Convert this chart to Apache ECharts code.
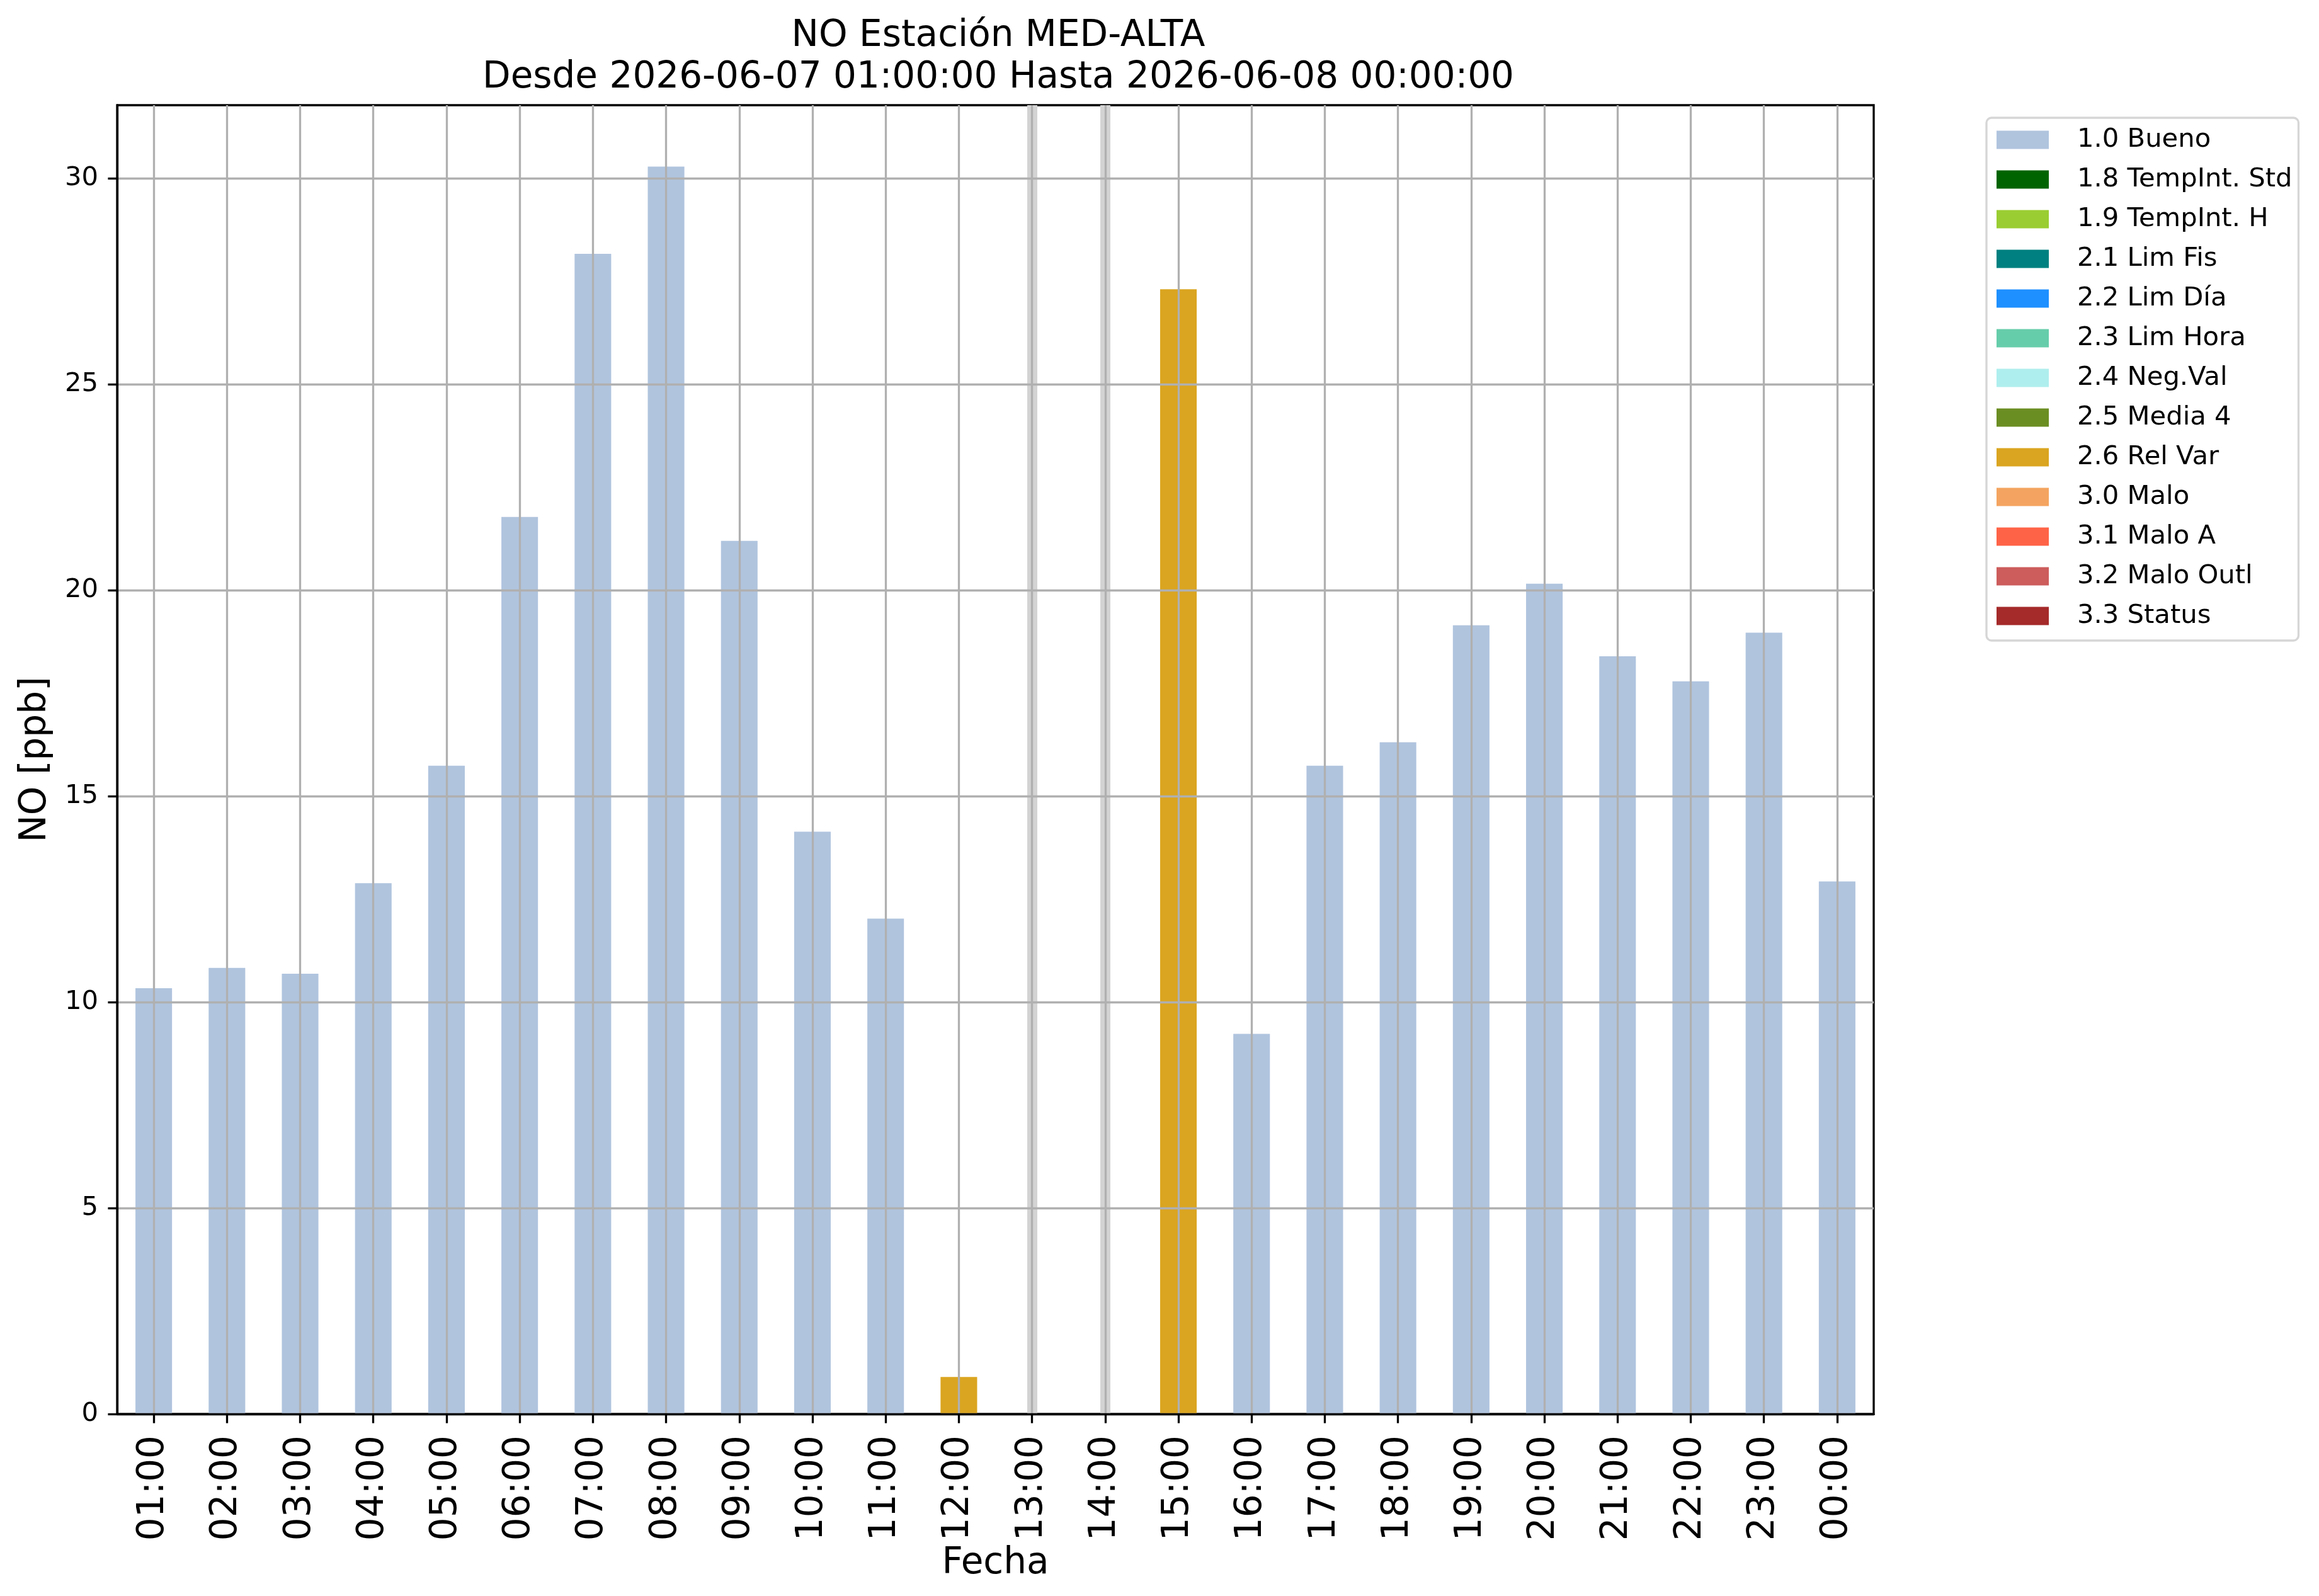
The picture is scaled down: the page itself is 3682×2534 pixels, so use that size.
<!DOCTYPE html>
<html>
<head>
<meta charset="utf-8">
<script src="https://cdn.jsdelivr.net/npm/echarts@6/dist/echarts.min.js"></script>
<style>
  html, body { margin: 0; padding: 0; background: #fff; }
  #chart { width: 3682px; height: 2534px; }
</style>
</head>
<body>
<div id="chart"></div>
<script>
// hours of the day shown on the x axis
const hours = ["01:00", "02:00", "03:00", "04:00", "05:00", "06:00", "07:00", "08:00",
  "09:00", "10:00", "11:00", "12:00", "13:00", "14:00", "15:00", "16:00",
  "17:00", "18:00", "19:00", "20:00", "21:00", "22:00", "23:00", "00:00"];

// NO [ppb] per hour, split by quality flag (null = no value with that flag)
const bueno = [10.34, 10.83, 10.69, 12.89, 15.74, 21.78, 28.17, 30.29,
  21.20, 14.14, 12.03, null, null, null, null, 9.23,
  15.74, 16.31, 19.15, 20.16, 18.40, 17.79, 18.97, 12.93];
const relVar = [null, null, null, null, null, null, null, null,
  null, null, null, 0.90, null, null, 27.31, null,
  null, null, null, null, null, null, null, null];

// hours without data
const missingHours = ["13:00", "14:00"];

// quality flags (legend) and their colours
const flagNames = ["1.0 Bueno", "1.8 TempInt. Std", "1.9 TempInt. H", "2.1 Lim Fis",
  "2.2 Lim Día", "2.3 Lim Hora", "2.4 Neg.Val", "2.5 Media 4", "2.6 Rel Var",
  "3.0 Malo", "3.1 Malo A", "3.2 Malo Outl", "3.3 Status"];
const flagColors = ["#B0C4DE", "#006400", "#9ACD32", "#008080", "#1E90FF", "#66CDAA",
  "#AFEEEE", "#6B8E23", "#DAA520", "#F4A460", "#FF6347", "#CD5C5C", "#A52A2A"];

const yTicks = [0, 5, 10, 15, 20, 25, 30];

const flagData = {
  "1.0 Bueno": bueno,
  "2.6 Rel Var": relVar,
};

const font = "DejaVu Sans";
const gridColor = "#b0b0b0";

const chart = echarts.init(document.getElementById("chart"), null, { renderer: "canvas" });

const series = flagNames.map((name, i) => {
  const s = {
    name: name,
    type: "bar",
    stack: "quality",
    barWidth: "50%",
    data: flagData[name] || [],
    itemStyle: { color: flagColors[i] },
    emphasis: { disabled: true },
    silent: true,
  };
  if (i === 0) {
    // light grey band for hours with no data, under the grid lines
    s.markLine = {
      silent: true,
      z: 1,
      symbol: ["none", "none"],
      label: { show: false },
      lineStyle: { color: "#d3d3d3", width: 16, type: "solid" },
      data: missingHours.map((h) => ({ xAxis: h })),
      animation: false,
    };
  }
  return s;
});

const option = {
  animation: false,
  backgroundColor: "#ffffff",
  title: {
    text: "NO Estación MED-ALTA\nDesde 2026-06-07 01:00:00 Hasta 2026-06-08 00:00:00",
    left: 1580,
    top: 20,
    textAlign: "center",
    textStyle: {
      fontFamily: font,
      fontSize: 58,
      fontWeight: "normal",
      color: "#000",
      lineHeight: 66,
    },
  },
  legend: {
    orient: "vertical",
    left: 3154,
    top: 187,
    data: flagNames,
    icon: "rect",
    itemWidth: 83,
    itemHeight: 29,
    itemGap: 13,
    selectedMode: false,
    backgroundColor: "#ffffff",
    borderColor: "#d6d6d6",
    borderWidth: 3.3,
    borderRadius: 8,
    padding: [10, 10, 14, 16],
    textStyle: {
      fontFamily: font,
      fontSize: 41.7,
      color: "#000",
      lineHeight: 50,
      padding: [0, 0, 0, 40],
    },
  },
  grid: {
    left: 186,
    top: 167,
    right: 707,
    bottom: 289,
    show: true,
    borderColor: "#000",
    borderWidth: 3.3,
    backgroundColor: "transparent",
  },
  xAxis: {
    type: "category",
    data: hours,
    z: 5,
    name: "Fecha",
    nameLocation: "middle",
    nameGap: 187,
    nameTextStyle: { fontFamily: font, fontSize: 58, color: "#000" },
    axisLine: { show: true, lineStyle: { color: "#000", width: 3.3 } },
    axisTick: { show: true, alignWithLabel: true, length: 14.6, lineStyle: { color: "#000", width: 3.3 } },
    axisLabel: {
      rotate: 90,
      margin: 34,
      interval: 0,
      fontFamily: font,
      fontSize: 58,
      color: "#000",
    },
    splitLine: {
      show: true,
      alignWithLabel: true,
      interval: 0,
      lineStyle: { color: gridColor, width: 3.3 },
    },
  },
  yAxis: {
    type: "value",
    min: 0,
    max: 31.78,
    interval: 5,
    z: 5,
    name: "NO [ppb]",
    nameLocation: "middle",
    nameGap: 100,
    nameTextStyle: { fontFamily: font, fontSize: 58, color: "#000" },
    axisLine: { show: true, lineStyle: { color: "#000", width: 3.3 } },
    axisTick: {
      show: true,
      length: 14.6,
      lineStyle: { color: "#000", width: 3.3 },
      customValues: yTicks,
    },
    axisLabel: {
      margin: 30,
      fontFamily: font,
      fontSize: 41.7,
      color: "#000",
      customValues: yTicks,
    },
    splitLine: { show: true, lineStyle: { color: gridColor, width: 3.3 } },
  },
  series: series,
};

chart.setOption(option);
</script>
</body>
</html>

### DIRECTIVE
Go through the material and copy out every line with "that" in it.

### RESULT OF THIS TASK
The picture is scaled down: the page itself is 3682×2534 pixels, so use that size.
// NO [ppb] per hour, split by quality flag (null = no value with that flag)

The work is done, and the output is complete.